Und so war "Joker" Fredrik Gulbrandsen im Finish (89.) noch der Siegtreffer vergönnt. "Ein besseres Comeback nach einer Verletzung kannst du nicht haben. Das freut mich sehr für Fredi", meinte Wolf über den 26-jährigen Norweger. Dieser hatte am vergangenen Wochenende beim 3:1 in St. Pölten sein Comeback nach über eineinhalbmonatiger Verletzungspause gegeben - und auch da seinen Kurzeinsatz mit einem Treffer gekrönt. "Es waren sieben harte Wochen für mich.

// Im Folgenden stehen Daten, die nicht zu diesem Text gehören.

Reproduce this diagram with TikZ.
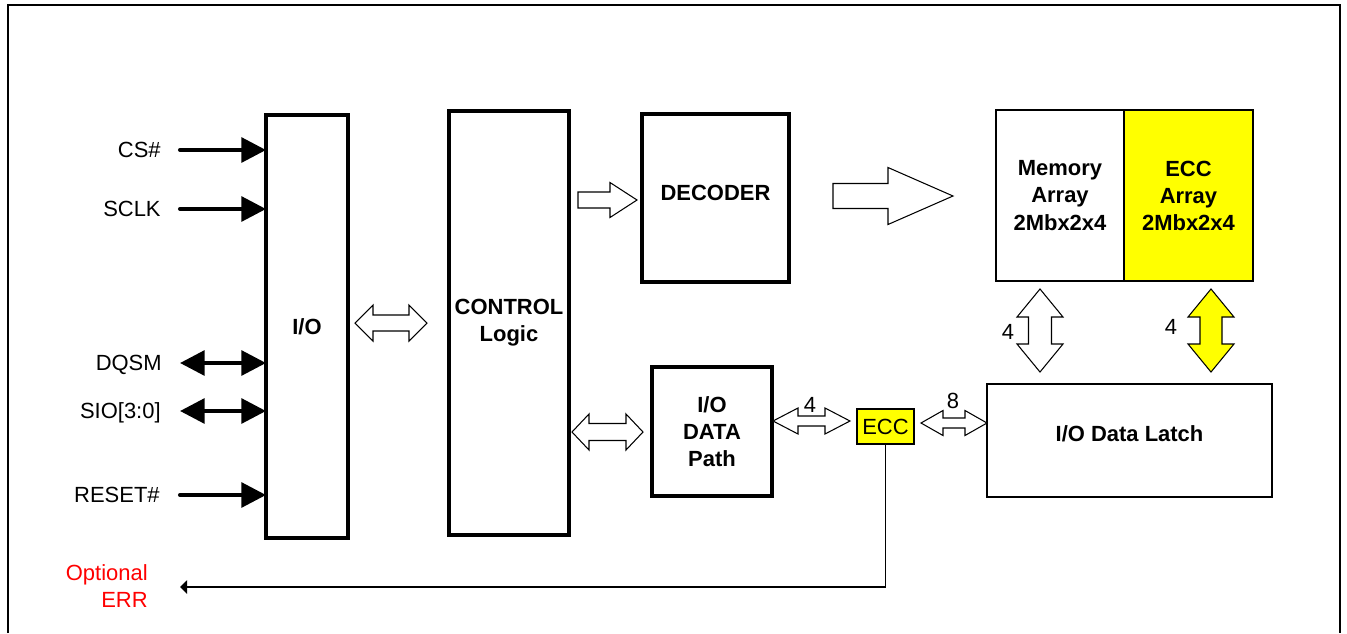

Gut, so zurückzukommen", sagte Gulbrandsen.

Der Auftakt in die EL war also - zum ersten Mal seit 2013 - wieder von einem Sieg gekrönt. Es schaut gut aus, dass man in Gruppe B, in der Celtic Glasgow sein Spiel gegen Rosenborg Trondheim mit 1:0 gewann, zum sechsten Mal den Aufstieg ins Sechzehntelfinale schafft. "Heute sind wir glücklich, aber es ist nicht viel passiert. Wenn wir jetzt keine Punkte mehr holen, wird es schwer", meinte Rose mit einem Augenzwinkern. Er weiß, dass kaum Zeit zum Durchschnaufen bleibt. "Am Sonntag wirst du schon wieder abgefragt und musst wieder deine Leistung abrufen. Nicht mit 80, sondern mit 100 Prozent gegen Rapid Wien."